→ Work to complete
Start at the line holding "What matplotlib code", stop at the line holding "yticks = [-100, -50, 0, 50, 100]", and repeat those lines exactly, both ends included; skip the pictures.

───

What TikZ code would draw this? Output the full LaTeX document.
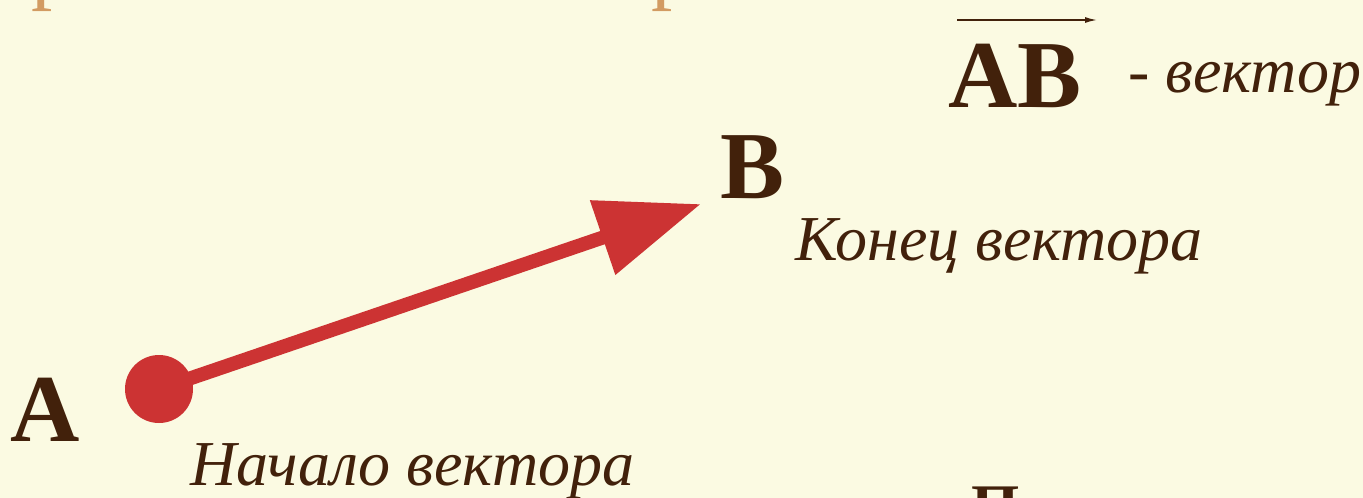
\documentclass[tikz,border=0pt]{standalone}
\usepackage{fontspec}
\setmainfont{Liberation Serif}
\usetikzlibrary{arrows.meta}
\definecolor{bgcol}{HTML}{FBFAE2}
\definecolor{txtcol}{HTML}{42210B}
\definecolor{redcol}{HTML}{CC3333}
\definecolor{titlecol}{HTML}{D29B62}
\tikzset{
  pointlbl/.style={inner sep=0pt, anchor=base west, text=txtcol, font=\fontsize{96}{96}\selectfont\bfseries},
  desclbl/.style={inner sep=0pt, anchor=base west, text=txtcol, font=\fontsize{64}{64}\selectfont\itshape},
  vecline/.style={draw=redcol, line width=14pt, -{Triangle[length=104pt,width=75pt]}},
  dotstyle/.style={circle, fill=redcol, inner sep=0pt, minimum size=68pt},
}
\begin{document}
\begin{tikzpicture}[x=1pt,y=-1pt]
\useasboundingbox (0,0) rectangle (1363,498);
\clip (0,0) rectangle (1363,498);
\fill[bgcol] (0,0) rectangle (1363,498);
% cut-off title and bottom text
\node[inner sep=0pt, anchor=base west, text=titlecol, font=\fontsize{85}{85}\selectfont] (t1) at (31,-7) {р};
\node[inner sep=0pt, anchor=base west, text=titlecol, font=\fontsize{85}{85}\selectfont] (t2) at (651,-7) {р};
\node[inner sep=0pt, anchor=base west, text=txtcol, font=\fontsize{62}{62}\selectfont\bfseries] (bot) at (971,527) {П};
% points
\node[pointlbl] (A) at (10,441) {A};
\node[pointlbl] (B) at (720,198) {B};
\node[dotstyle] (dot) at (159,389) {};
\coordinate (tip) at (701,204);
\draw[vecline] (dot.center) -- (tip);
% labels
\node[desclbl] (start) at (190,485) {Начало вектора};
\node[desclbl] (end) at (795,260) {Конец вектора};
% AB vector notation
\node[pointlbl] (AB) at (948,107) {AB};
\node[desclbl] (vec) at (1128,92) {- вектор};
\coordinate (ar1) at (957,20);
\coordinate (ar2) at (1097,20);
\draw[txtcol, line width=1.5pt, -{Latex[length=12pt,width=6pt]}] (ar1) -- (ar2);
\end{tikzpicture}
\end{document}
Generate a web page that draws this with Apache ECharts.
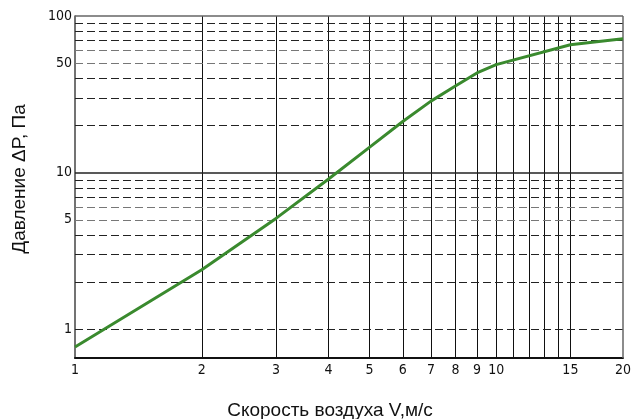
<!DOCTYPE html>
<html>
<head>
<meta charset="utf-8">
<script src="https://cdn.jsdelivr.net/npm/echarts@6/dist/echarts.min.js"></script>
<style>
    html, body { margin: 0; padding: 0; background: #fff; }
    #chart { width: 633px; height: 419px; }
</style>
</head>
<body>
<div id="chart"></div>
<script>
    // скорость воздуха, м/с
    var speedV = [1, 2, 3, 4, 5, 6, 7, 8, 9, 10, 15, 20];
    // давление, Па
    var pressure = [0.77, 2.4, 5.1, 9.1, 14.5, 21.2, 28.6, 35.7, 43.3, 48.9, 65.5, 71.5];

    // сетка
    var xGridLines = [2, 3, 4, 5, 6, 7, 8, 9, 10, 11, 12, 13, 14, 15];
    var xTickLabels = [1, 2, 3, 4, 5, 6, 7, 8, 9, 10, 15, 20];
    var yDashedLines = [90, 80, 70, 60, 50, 40, 30, 20, 9, 8, 7, 6, 5, 4, 3, 2, 1];
    var yGreyLines = [60, 50, 6, 5];
    var ySolidLines = [10, 100];
    var yTickLabels = [1, 5, 10, 50, 100];

    // маленький помощник вместо jQuery
    function extend(a, b){ for(var key in b){ a[key] = b[key]; } return a; }

    var labelFont = {
        color: '#111',
        fontSize: 14,
        fontFamily: '"DejaVu Sans Condensed", "Liberation Sans Narrow", sans-serif'
    };

    //вертикальные линии + подписи оси X
    function buildXMarks(){
        var arr = [];
        for(var i=0; i<xGridLines.length; i++){
            arr.push({
                xAxis: xGridLines[i],
                lineStyle: {color: '#111', width: 1, type: 'solid'},
                label: {show: false}
            });
        }
        for(var j=0; j<xTickLabels.length; j++){
            arr.push({
                xAxis: xTickLabels[j],
                lineStyle: {color: 'transparent', width: 0},
                label: extend({
                    show: true, position: 'start', distance: 5,
                    formatter: String(xTickLabels[j])
                }, labelFont)
            });
        }
        return arr;
    }

    //горизонтальные линии + подписи оси Y
    function buildYMarks(){
        var arr = [];
        for(var i=0; i<yDashedLines.length; i++){
            var v = yDashedLines[i];
            var grey = yGreyLines.indexOf(v) > -1;
            arr.push({
                yAxis: v,
                lineStyle: {color: grey ? '#777' : '#222', width: 1, type: [8, 4]},
                label: {show: false}
            });
        }
        for(var k=0; k<ySolidLines.length; k++){
            arr.push({
                yAxis: ySolidLines[k],
                lineStyle: {color: ySolidLines[k] == 100 ? '#666' : '#222', width: 1.5, type: 'solid'},
                label: {show: false}
            });
        }
        for(var j=0; j<yTickLabels.length; j++){
            arr.push({
                yAxis: yTickLabels[j],
                lineStyle: {color: 'transparent', width: 0},
                label: extend({
                    show: true, position: 'start', distance: 3,
                    formatter: String(yTickLabels[j])
                }, labelFont)
            });
        }
        return arr;
    }

    var chart = echarts.init(document.getElementById('chart'));
    var option = {
        animation: false,
        backgroundColor: '#fff',
        grid: { left: 75, right: 10, top: 16, bottom: 61, outerBoundsMode: 'none', containLabel: false },
        xAxis: {
            type: 'log',
            logBase: 10,
            min: 1,
            max: 20,
            name: 'Скорость воздуха V,м/с',
            nameLocation: 'middle',
            nameGap: 43,
            nameTextStyle: { color: '#111', fontSize: 19, fontFamily: '"Liberation Sans", Arial, sans-serif', padding: [0, 38, 0, 0] },
            axisLine: { show: true, lineStyle: { color: '#111', width: 2 } },
            axisTick: { show: false },
            axisLabel: { show: false },
            splitLine: { show: false }
        },
        yAxis: {
            type: 'log',
            logBase: 10,
            min: 0.655,
            max: 100,
            name: 'Давление ΔP, Па',
            nameLocation: 'middle',
            nameGap: 46,
            nameTextStyle: { color: '#111', fontSize: 19, fontFamily: '"Liberation Sans", Arial, sans-serif', padding: [0, 0, 0, 16] },
            axisLine: { show: true, lineStyle: { color: '#444', width: 1.5 } },
            axisTick: { show: false },
            axisLabel: { show: false },
            splitLine: { show: false }
        },
        series: [{
            name: 'gridX',
            type: 'line',
            data: [],
            z: 1,
            silent: true,
            markLine: { silent: true, symbol: ['none', 'none'], animation: false, data: buildXMarks() }
        },{
            name: 'gridY',
            type: 'line',
            data: [],
            z: 1,
            silent: true,
            markLine: { silent: true, symbol: ['none', 'none'], animation: false, data: buildYMarks() }
        },{
            name: 'ΔP',
            type: 'line',
            z: 5,
            symbol: 'none',
            lineStyle: { color: '#3a8a2e', width: 3 },
            data: speedV.map(function(v, i){ return [v, pressure[i]]; })
        },{
            name: 'border',
            type: 'line',
            data: [],
            z: 2,
            silent: true,
            markLine: { silent: true, symbol: ['none', 'none'], animation: false,
                data: [{ xAxis: 20, lineStyle: {color: '#666', width: 1.5, type: 'solid'}, label: {show: false} }] }
        }]
    };
    chart.setOption(option);
</script>
</body>
</html>
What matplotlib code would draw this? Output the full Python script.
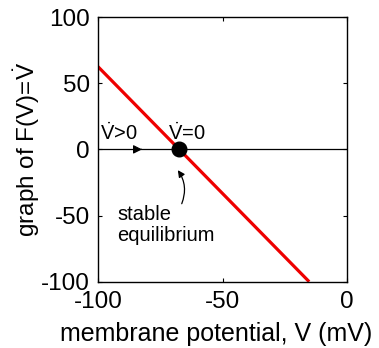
"""Phase line of a linear membrane model: F(V) vs V with a stable equilibrium."""
import matplotlib
matplotlib.use("Agg")
import matplotlib.pyplot as plt
from matplotlib.patches import FancyArrowPatch

plt.rcParams['font.family'] = ['Liberation Sans', 'DejaVu Sans']
plt.rcParams['mathtext.fontset'] = 'custom'
plt.rcParams['mathtext.rm'] = 'Liberation Sans'
plt.rcParams['mathtext.it'] = 'Liberation Sans'
plt.rcParams['axes.unicode_minus'] = False

# data
V_line = [-100, -15.2]          # mV
F_line = [62.5, -100]           # F(V)
V_eq, F_eq = -67.4, 0           # stable equilibrium
V_arrow = -81.2                 # tip of the flow arrow on the zero line
xticks = [-100, -50, 0]
yticks = [-100, -50, 0, 50, 100]

fig = plt.figure(figsize=(3.79, 3.48), dpi=100)
ax = fig.add_axes([0.2586, 0.1905, 0.6570, 0.7605])

ax.axhline(0, color='black', lw=0.9)
ax.plot(V_line, F_line, color='#ee0000', lw=2.3, solid_capstyle='butt')
ax.plot([V_eq], [F_eq], 'o', color='black', ms=10.5, zorder=5)

# right-pointing arrow head on the zero line
ax.annotate('', xy=(V_arrow, 0), xytext=(V_arrow - 2.5, 0),
            arrowprops=dict(arrowstyle='-|>', color='black', lw=0.8,
                            mutation_scale=13))

ax.text(-99.2, 7, r'$\dot{\mathrm{V}}$>0', fontsize=14.5, ha='left', va='baseline')
ax.text(-72, 7, r'$\dot{\mathrm{V}}$=0', fontsize=14.5, ha='left', va='baseline')

arr = FancyArrowPatch((-66.8, -43), (-68.6, -14), connectionstyle='arc3,rad=0.3',
                      arrowstyle='-|>', mutation_scale=10, color='black', lw=0.9)
ax.add_patch(arr)
ax.text(-92.4, -57, 'stable\nequilibrium', fontsize=14.5, ha='left', va='center',
        linespacing=1.1)

ax.set_xlim(-100, 0)
ax.set_ylim(-100, 100)
ax.set_xticks(xticks)
ax.set_yticks(yticks)
ax.tick_params(direction='in', length=3, width=0.8, labelsize=17.5,
               top=True, right=True)
ax.tick_params(axis='y', pad=6)
ax.tick_params(axis='x', pad=7)
for s in ax.spines.values():
    s.set_linewidth(1.0)

ax.set_xlabel('membrane potential, V (mV)', fontsize=18)
ax.set_ylabel(r'graph of F(V)=$\dot{\mathrm{V}}$', fontsize=17.5)
ax.xaxis.set_label_coords(0.474, -0.153)
ax.yaxis.set_label_coords(-0.225, 0.5)

fig.savefig("out.png", dpi=100)
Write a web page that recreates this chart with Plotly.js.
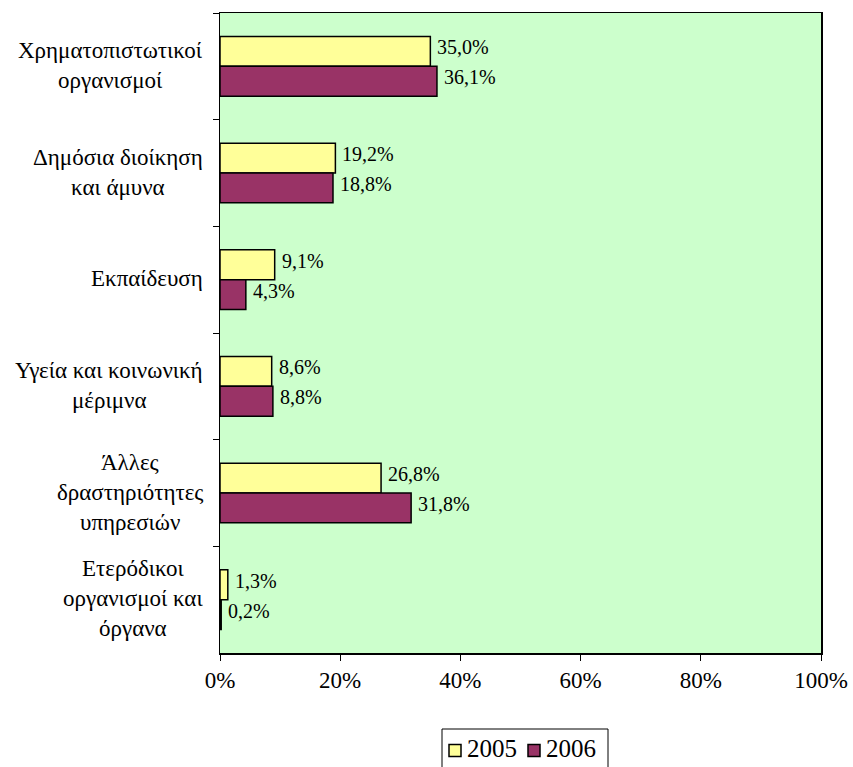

───

→ Result of this exercise
What matplotlib code would draw this? Output the full Python script.
"""Phase line of a linear membrane model: F(V) vs V with a stable equilibrium."""
import matplotlib
matplotlib.use("Agg")
import matplotlib.pyplot as plt
from matplotlib.patches import FancyArrowPatch

plt.rcParams['font.family'] = ['Liberation Sans', 'DejaVu Sans']
plt.rcParams['mathtext.fontset'] = 'custom'
plt.rcParams['mathtext.rm'] = 'Liberation Sans'
plt.rcParams['mathtext.it'] = 'Liberation Sans'
plt.rcParams['axes.unicode_minus'] = False

# data
V_line = [-100, -15.2]          # mV
F_line = [62.5, -100]           # F(V)
V_eq, F_eq = -67.4, 0           # stable equilibrium
V_arrow = -81.2                 # tip of the flow arrow on the zero line
xticks = [-100, -50, 0]
yticks = [-100, -50, 0, 50, 100]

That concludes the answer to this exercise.